I am looking for an elementary derivation of the formula for the area of a geodesic triangle lying in a surface of constant curvature $\kappa$, depending on the angles and side length.
Of course, the formula can easily be derived from the Gauss–Bonnet formula to be
$$A = \frac{1}{\kappa}(\alpha + \beta + \gamma – \pi)$$
for $\kappa \neq 0$. However, I would like to have an elementary geometric proof.

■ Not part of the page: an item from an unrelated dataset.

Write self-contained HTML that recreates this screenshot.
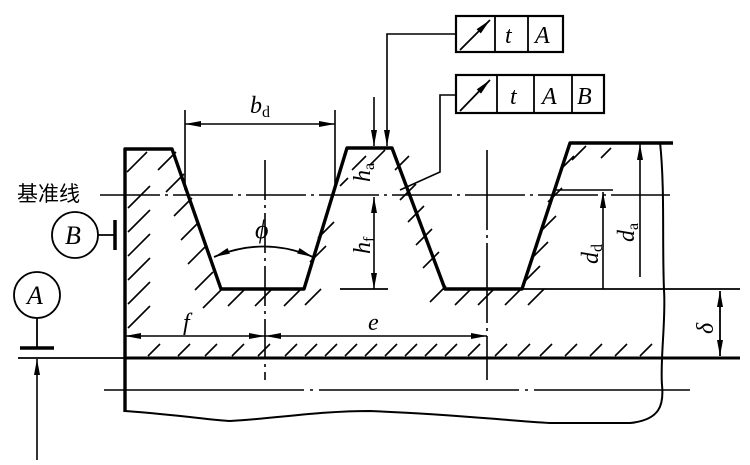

Does anybody know a reference?
Best Answer
M. Berger, Geometrie, vol. V. MR0536874
Edit. Let me sketch a proof for the spherical triangle. Let the sphere have area $4\pi$. First you derive the area of digon. It is $2\alpha$, where $\alpha$ is the angle, by completely elementary reasons. Now consider a triangle. Extend its sides to three full great circles. These three circles make several digons and two equal triangles (the second one is centrally symmetric to the original one). Make a picture showing how these three circles partition the sphere. As the areas of all digons are known the area of a triangle is simply derived by the exclusion-inclusion formula!
Notice: this proof is truly elementary in the sense that it only uses the existence of the area for a digon and triangle, its invariance with respect to rotations, and finite additivity. Euclid COULD give a rigorous proof of this. As rigorous as his investigation of areas of Euclidean triangles.